Friday, February 19, 2016

Cringe

Levels of vengeance are coded comparatively. Delight in Ray Liotta's machinations as Wozniak and distaste for Warren Kole's agent Stahl as overly self-righteous still falls within the parameters of a revenge fantasy, even if we weigh how far we're willing to see a world weary lieutenant go. So far Adi is letting Wozniak hold his own, seasoned enough to process rationalizations and methodology, not quite a full sociopath. Invariably, NBC will have an entertaining antagonist fall. Woz will go too far and even wicked delight will turn against him; J-lo will be scathed but left with the possibility of redemption, because this is still television land. Though it is fair to say dirty cops usually get exposed in the real world. This is why beat reporters exist. The Wilkins case, however, is irreparable, and seems to hinge on some bizarre evolutionary throwback. Stealing newborns occurs in the wild, but cases like this, along with aggression in the elderly, and the gruesome microwaved baby case, veer toward unimaginable unease with the inexorable pressures of primate domestication. 

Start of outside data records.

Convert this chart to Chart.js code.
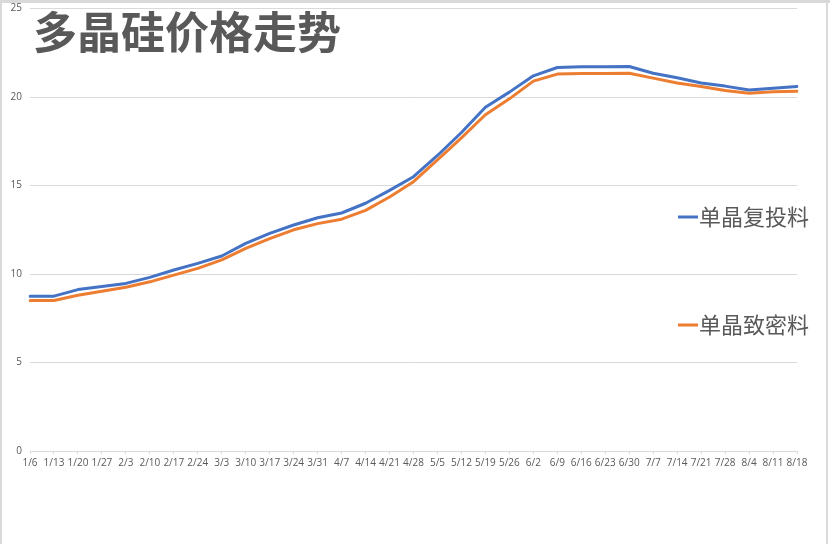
<!DOCTYPE html>
<html>
<head>
<meta charset="utf-8">
<script src="https://cdn.jsdelivr.net/npm/chart.js@4"></script>
<style>
  html, body { margin: 0; padding: 0; background: #fff; }
  #wrap { position: relative; width: 830px; height: 544px; }
  canvas { display: block; }
</style>
</head>
<body>
<div id="wrap"><canvas id="c" width="830" height="544"></canvas></div>
<script>
const chartTitle = '多晶硅价格走势';
const categories = ['1/6','1/13','1/20','1/27','2/3','2/10','2/17','2/24','3/3','3/10','3/17','3/24','3/31','4/7','4/14','4/21','4/28','5/5','5/12','5/19','5/26','6/2','6/9','6/16','6/23','6/30','7/7','7/14','7/21','7/28','8/4','8/11','8/18'];
const seriesNames = ['单晶复投料', '单晶致密料'];
const fuTouLiao = [8.75, 8.75, 9.12, 9.29, 9.47, 9.81, 10.23, 10.6, 11.02, 11.73, 12.3, 12.77, 13.18, 13.45, 14.0, 14.73, 15.5, 16.7, 18.0, 19.43, 20.28, 21.2, 21.67, 21.72, 21.72, 21.73, 21.35, 21.09, 20.8, 20.62, 20.4, 20.5, 20.6];
const zhiMiLiao = [8.5, 8.5, 8.8, 9.03, 9.25, 9.56, 9.94, 10.32, 10.8, 11.45, 12.0, 12.5, 12.85, 13.1, 13.6, 14.35, 15.22, 16.45, 17.7, 19.0, 19.9, 20.9, 21.3, 21.33, 21.33, 21.35, 21.07, 20.8, 20.6, 20.37, 20.22, 20.3, 20.33];
const yTicks = [0, 5, 10, 15, 20, 25];

const colors = ['#4472C4', '#ED7D31'];

const overlay = {
  id: 'overlay',
  beforeDraw(chart) {
    const ctx = chart.ctx;
    ctx.save();
    ctx.fillStyle = '#ffffff';
    ctx.fillRect(0, 0, chart.width, chart.height);
    ctx.fillStyle = '#d9d9d9';
    ctx.fillRect(0, 0, chart.width, 3);
    ctx.fillRect(0, 0, 2, chart.height);
    ctx.fillRect(826, 0, 2, chart.height);
    ctx.restore();
  },
  afterDraw(chart) {
    const ctx = chart.ctx;
    ctx.save();
    ctx.fillStyle = '#595959';
    ctx.font = 'bold 44px "Noto Sans CJK SC"';
    ctx.textBaseline = 'middle';
    ctx.textAlign = 'left';
    ctx.fillText(chartTitle, 33, 32);
    const legendY = [217, 325];
    chart.data.datasets.forEach((ds, i) => {
      ctx.strokeStyle = ds.borderColor;
      ctx.lineWidth = 3;
      ctx.beginPath();
      ctx.moveTo(678, legendY[i]);
      ctx.lineTo(698, legendY[i]);
      ctx.stroke();
      ctx.fillStyle = '#595959';
      ctx.font = '22px "Noto Sans CJK SC"';
      ctx.fillText(ds.label, 699, legendY[i]);
    });
    ctx.restore();
  }
};

new Chart(document.getElementById('c'), {
  type: 'line',
  data: {
    labels: categories,
    datasets: [
      { label: seriesNames[0], data: fuTouLiao, borderColor: colors[0], backgroundColor: colors[0], borderWidth: 3, pointRadius: 0, tension: 0, borderJoinStyle: 'round', borderCapStyle: 'round' },
      { label: seriesNames[1], data: zhiMiLiao, borderColor: colors[1], backgroundColor: colors[1], borderWidth: 3, pointRadius: 0, tension: 0, borderJoinStyle: 'round', borderCapStyle: 'round' }
    ]
  },
  options: {
    responsive: false,
    animation: false,
    layout: { padding: { top: 8.6, right: 33, left: 0, bottom: 0 } },
    plugins: { legend: { display: false }, title: { display: false }, tooltip: { enabled: false } },
    scales: {
      x: {
        offset: false,
        grid: { display: true, drawOnChartArea: false, drawTicks: true, tickLength: 3, color: '#d9d9d9' },
        border: { display: true, color: '#d9d9d9' },
        ticks: { color: '#595959', font: { family: 'Open Sans', size: 10 }, maxRotation: 0, minRotation: 0, autoSkip: false, padding: 3 },
        afterFit(scale) { scale.height = 93; }
      },
      y: {
        min: 0, max: 25,
        afterBuildTicks(scale) { scale.ticks = yTicks.map(v => ({ value: v })); },
        grid: { color: '#d9d9d9', drawTicks: false },
        border: { display: false },
        ticks: { color: '#595959', font: { family: 'Open Sans', size: 10 }, padding: 8 },
        afterFit(scale) { scale.width = 30; scale.paddingTop = 0; scale.paddingBottom = 0; }
      }
    }
  },
  plugins: [overlay]
});
</script>
</body>
</html>
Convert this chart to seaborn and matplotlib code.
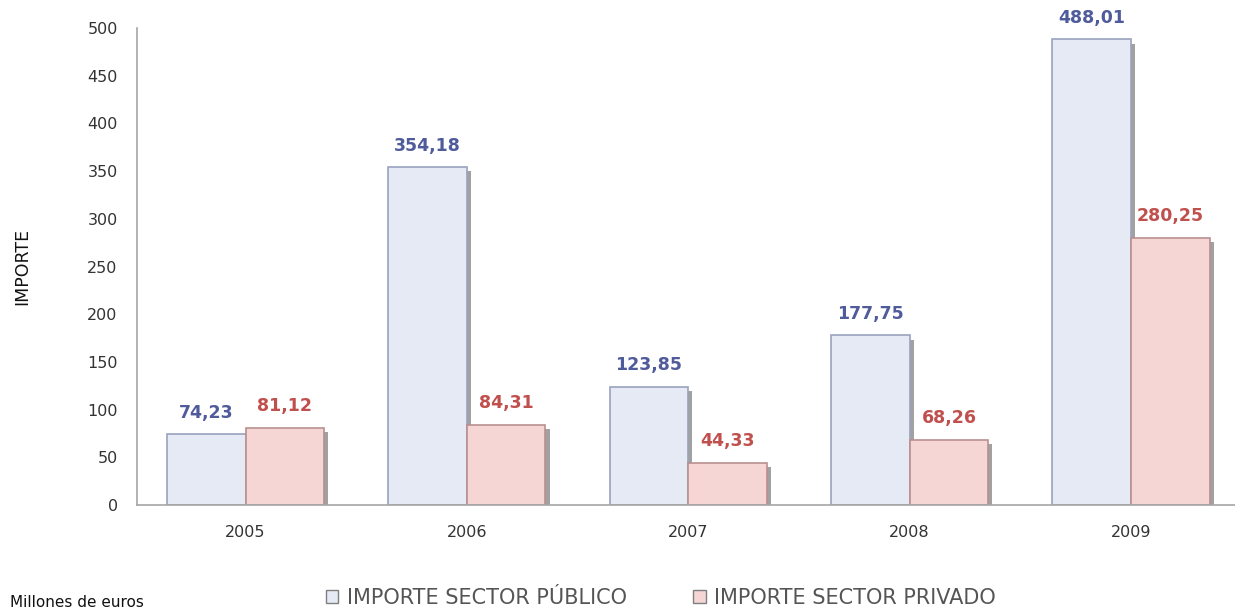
import matplotlib
matplotlib.use("Agg")
import matplotlib.pyplot as plt
import matplotlib.patheffects as pe
from matplotlib.patches import Patch
import seaborn as sns
import pandas as pd

years = ["2005", "2006", "2007", "2008", "2009"]
publico = [74.23, 354.18, 123.85, 177.75, 488.01]
privado = [81.12, 84.31, 44.33, 68.26, 280.25]
series_names = ["IMPORTE SECTOR PÚBLICO", "IMPORTE SECTOR PRIVADO"]
yticks = [0, 50, 100, 150, 200, 250, 300, 350, 400, 450, 500]

df = pd.DataFrame({
    "year": years * 2,
    "value": publico + privado,
    "serie": [series_names[0]] * len(years) + [series_names[1]] * len(years),
})

sns.set_theme(style="white")
plt.rcParams["font.family"] = ["DejaVu Sans"]

fills = {series_names[0]: "#E5EAF4", series_names[1]: "#F5D6D5"}
edges = {series_names[0]: "#9AA3BF", series_names[1]: "#B8908F"}
label_colors = {series_names[0]: "#4F5B9B", series_names[1]: "#C0504D"}

fig = plt.figure(figsize=(12.35, 6.10), dpi=100)
ax = fig.add_axes([0.111, 0.172, 0.889, 0.782])

sns.barplot(data=df, x="year", y="value", hue="serie", palette=fills,
            width=0.71, gap=0.0, ax=ax, legend=False, saturation=1)

for cont, name in zip(ax.containers, series_names):
    for bar in cont:
        bar.set_edgecolor(edges[name])
        bar.set_linewidth(1.2)
        bar.set_path_effects([
            pe.SimplePatchShadow(offset=(3, -3), shadow_rgbFace="#555555", alpha=0.55),
            pe.Normal(),
        ])
    labels = [f"{v:.2f}".replace(".", ",") for v in cont.datavalues]
    ax.bar_label(cont, labels=labels, padding=9, color=label_colors[name],
                 fontsize=12.5, fontweight="bold")

ax.set_ylim(0, 500)
ax.set_xlim(-0.49, 4.47)
ax.set_yticks(yticks)
ax.set_yticklabels([str(t) for t in yticks])
ax.tick_params(axis="both", length=0, labelsize=11.5, colors="#333333")
ax.tick_params(axis="x", pad=14)
ax.tick_params(axis="y", pad=14)
for s in ["top", "right"]:
    ax.spines[s].set_visible(False)
for s in ["left", "bottom"]:
    ax.spines[s].set_color("#A6A6A6")
    ax.spines[s].set_linewidth(1.2)
ax.set_xlabel("")
ax.set_ylabel("IMPORTE", fontsize=12.5, color="#111111", labelpad=40)

handles = [Patch(facecolor=fills[n], edgecolor="#7F7F7F", label=n) for n in series_names]
leg = fig.legend(handles=handles, loc="center", bbox_to_anchor=(0.535, 0.02), ncol=2,
                 frameon=False, handlelength=0.6, handleheight=0.6,
                 handletextpad=0.4, columnspacing=3.2,
                 prop={"family": ["Liberation Sans Narrow", "DejaVu Sans"], "size": 15})
for t in leg.get_texts():
    t.set_color("#555555")

fig.text(0.008, 0.012, "Millones de euros", fontsize=11, color="#111111",
         ha="left", va="center")

fig.savefig("out.png", dpi=100)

Images of that litigation were never forgotten: the mother testifying on video so as to be shielded from public outrage. Killing a newborn is one thing. Cooking it to death invites bile to rise in the back of our throats. How does an incident like that even happen? Lane's alleged attack is as equally visceral and unfathomable and if found guilty she should be executed, on either a material or metaphysical basis. If we're just a smart bit of meat, the meat doesn't need that mitochondrial DNA perpetuating itself, and if humans indeed have souls, Lane fed hers into a psychosis which is better off dead. Even in the dark side of Mario Puzo's world, the author's intimations about why Vito kills an infant stays within tolerable limits, rather than mere sensational butchery. How poor Michelle Wilkins ever truly recovers from this is beyond anyone's capacity to actualize, even within a world view poisoned by lifelong medical, regulatory regimentation. It would be rather a highbrow solace if NBC allows Wozniak to emerge victorious, the cult hero with blood on his hands, still a Brooklyn capo.

A dowager's bitterness is also in part about her own naivete, so invested in intellectual authority, in literary journal submissions, in independent living paradigms, as a way of life. I was a hot property as a student, and beyond, and now I'm sick of it, an advocate of giving idealists brutishly short lives.